Pada saat itulah Yun-soo dan Yun-jung mulai menemukan irama kehidupan yang baru. Perubahan irama kehidupan Yun-soo ditunjukkan dalam satu adegan ketika salah seorang pendeta membersihkan kaki Yun-soo dan ia berkata “Ketika ikan berubah menjadi manusia itu namanya sulap, namun ketika kita berubah menjadi orang yang berbeda itu baru yang disebut dengan keajaiban.” Saat itulah Yun-soo mulai membuka diri dengan melakukan ibadah sampai ia memutuskan untuk dibaptis. Ia juga mulai menghargai sisa hidup yang ia miliki, ia tidak lagi menjadi sosok yang dingin, ia mulai banyak berinteraksi dengan sesama tahanan.
Yun-jung juga mulai menata kembali kehidupannya, melakukan banyak hal yang selama ini telah ia lewatkan. Ia berkeliling dan memotret banyak tempat yang ia kunjungi, untuk menunjukkannya pada Yun-soo. Yun-jung yang juga telah mengetahui rahasia di balik kasus yang dialami oleh Yun-soo beusaha membujuk kakaknya yang juga ikut andil dalam kasus Yun-soo untuk mencegah hukuman mati yang akan diberikan pada Yun-soo, ia juga berusaha menemui teman Yun-soo agar menceritakan kejadian yang sebenarnya. Hal tersebut pada akhirnya sia-sia dan Yun-jung hanya bisa menemani Yun-soo sampai waktu pengeksekusiannya tiba. Sebagai balas budi atas kebaikan yang diberikan Yun-jung padanya, Yun-soo juga membuatkan sebuah kalung salib dan memberikannya pada Yun-jung dan juga Monica.  Selain itu Yun-soo juga menyimpan semua foto yang diberikan Yun-jung kepadanya, menyimpannya sebagai memori yang mengajarinya akan banyak hal.

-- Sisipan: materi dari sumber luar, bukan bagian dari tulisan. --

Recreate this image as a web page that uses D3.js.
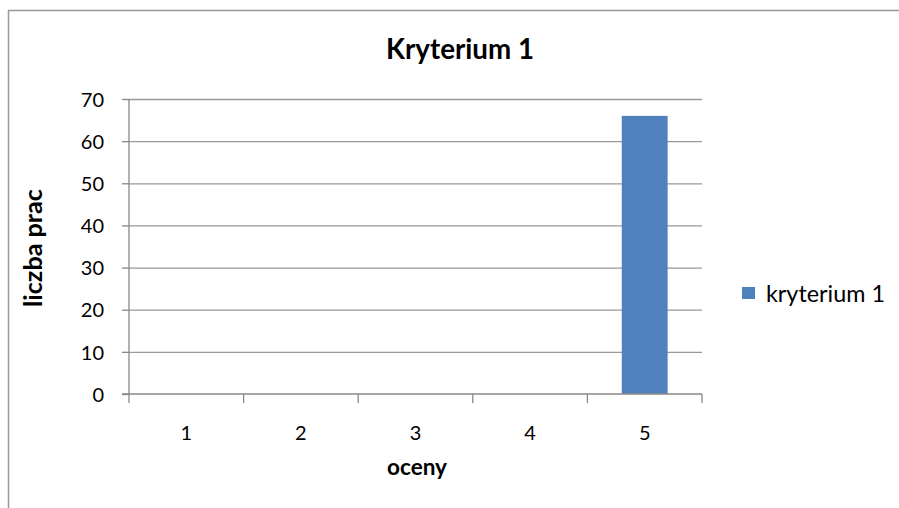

Kisah cinta yang dihadirkan disini berbeda dengan banyak film drama lainnya. Film ini tidak mengisahkan manis, pahit, dan juga pemainan perasaan antara tokoh Yun-soo dan Yun-jung. Penonton dibiarkan untuk membaca bagaimana perasaan yang dimiliki oleh kedua tokoh utama. Tokoh Yun-jung dan Yun-soo saling membuka diri satu sama lain, menceritakan kisah tragis hidup mereka, menceritakan apa yang membuat mereka berakhir di titik yang mereka pijak saat ini. Keduanya telah menyadari perasaan itu, namun waktu yang mereka miliki juga tidak lagi banyak, hari pengeksekusian Yun-soo juga  semakin mendekat. Mereka sama-sama tidak tahu kapan mereka harus menghadapi perpisahan yang memang sudah ada di depan mata. Jelas sekali bahwa romantisme cerita cinta mereka tidak menjadi sorotan utama dalam jalan cerita yang tersusun dalam film  ini, karena film ini lebih banyak menceritakan bagaimana kedua tokoh utama menemukan perspektif baru dalam kehidupan mereka.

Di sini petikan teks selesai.